▶ [EXERCISE AIM]: Produce a word-for-word copy of the listing below without its pictures.

— START DATA EXCERPT —

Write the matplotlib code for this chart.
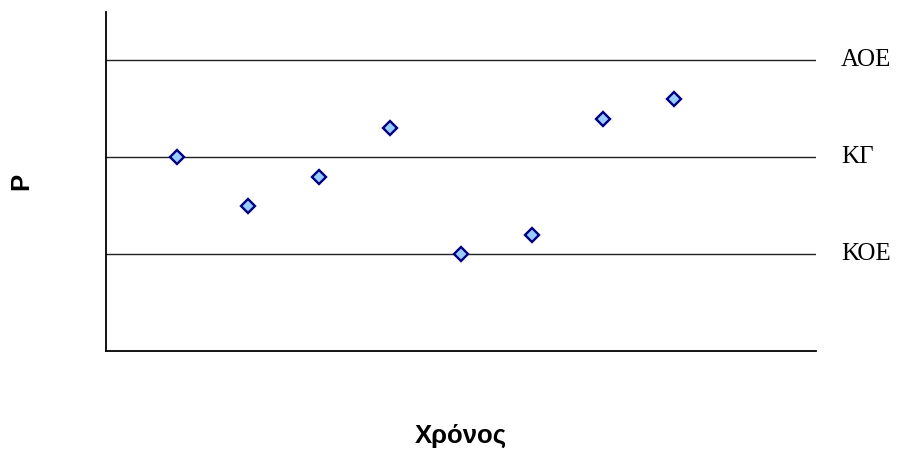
import matplotlib
matplotlib.use("Agg")
import matplotlib.pyplot as plt

x_vals = [1, 2, 3, 4, 5, 6, 7, 8]
y_vals = [2.0, 1.5, 1.8, 2.3, 1.0, 1.2, 2.4, 2.6]
ref_levels = [3.0, 2.0, 1.0]
ref_labels = ["ΑΟΕ", "ΚΓ", "ΚΟΕ"]
x_label = "Χρόνος"
y_label = "Ρ"

fig = plt.figure(figsize=(8.98, 4.49), dpi=100)
ax = fig.add_axes([0.118, 0.2183, 0.7907, 0.755])
ax.set_xlim(0, 10)
ax.set_ylim(0, 3.5)

for lvl, lab in zip(ref_levels, ref_labels):
    ax.axhline(lvl, color="#222222", linewidth=1.0, zorder=1)
    ax.text(1.035, lvl, lab, transform=ax.get_yaxis_transform(), va="center", ha="left",
            fontsize=18, family=["Liberation Serif", "DejaVu Serif"], color="black")

ax.plot(x_vals, y_vals, linestyle="none", marker="D", markersize=7,
        markerfacecolor="#99CCFF", markeredgecolor="#000080", markeredgewidth=1.7, zorder=3,
        clip_on=False)

for s in ["top", "right"]:
    ax.spines[s].set_visible(False)
for s in ["left", "bottom"]:
    ax.spines[s].set_linewidth(1.3)
    ax.spines[s].set_color("black")
ax.set_xticks([])
ax.set_yticks([])

fig.text(0.513, 0.028, x_label, ha="center", va="center", fontsize=18.5,
         fontweight="bold", family=["Liberation Sans", "DejaVu Sans"])
fig.text(0.024, 0.595, y_label, ha="center", va="center", rotation=90, fontsize=18.5,
         fontweight="bold", family=["Liberation Sans", "DejaVu Sans"])

fig.savefig("out.png", dpi=100)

— END DATA EXCERPT —

▶ [SOLUTION]:
Write the matplotlib code for this chart.
import matplotlib
matplotlib.use("Agg")
import matplotlib.pyplot as plt

x_vals = [1, 2, 3, 4, 5, 6, 7, 8]
y_vals = [2.0, 1.5, 1.8, 2.3, 1.0, 1.2, 2.4, 2.6]
ref_levels = [3.0, 2.0, 1.0]
ref_labels = ["ΑΟΕ", "ΚΓ", "ΚΟΕ"]
x_label = "Χρόνος"
y_label = "Ρ"

fig = plt.figure(figsize=(8.98, 4.49), dpi=100)
ax = fig.add_axes([0.118, 0.2183, 0.7907, 0.755])
ax.set_xlim(0, 10)
ax.set_ylim(0, 3.5)

for lvl, lab in zip(ref_levels, ref_labels):
    ax.axhline(lvl, color="#222222", linewidth=1.0, zorder=1)
    ax.text(1.035, lvl, lab, transform=ax.get_yaxis_transform(), va="center", ha="left",
            fontsize=18, family=["Liberation Serif", "DejaVu Serif"], color="black")

ax.plot(x_vals, y_vals, linestyle="none", marker="D", markersize=7,
        markerfacecolor="#99CCFF", markeredgecolor="#000080", markeredgewidth=1.7, zorder=3,
        clip_on=False)

for s in ["top", "right"]:
    ax.spines[s].set_visible(False)
for s in ["left", "bottom"]:
    ax.spines[s].set_linewidth(1.3)
    ax.spines[s].set_color("black")
ax.set_xticks([])
ax.set_yticks([])

fig.text(0.513, 0.028, x_label, ha="center", va="center", fontsize=18.5,
         fontweight="bold", family=["Liberation Sans", "DejaVu Sans"])
fig.text(0.024, 0.595, y_label, ha="center", va="center", rotation=90, fontsize=18.5,
         fontweight="bold", family=["Liberation Sans", "DejaVu Sans"])

fig.savefig("out.png", dpi=100)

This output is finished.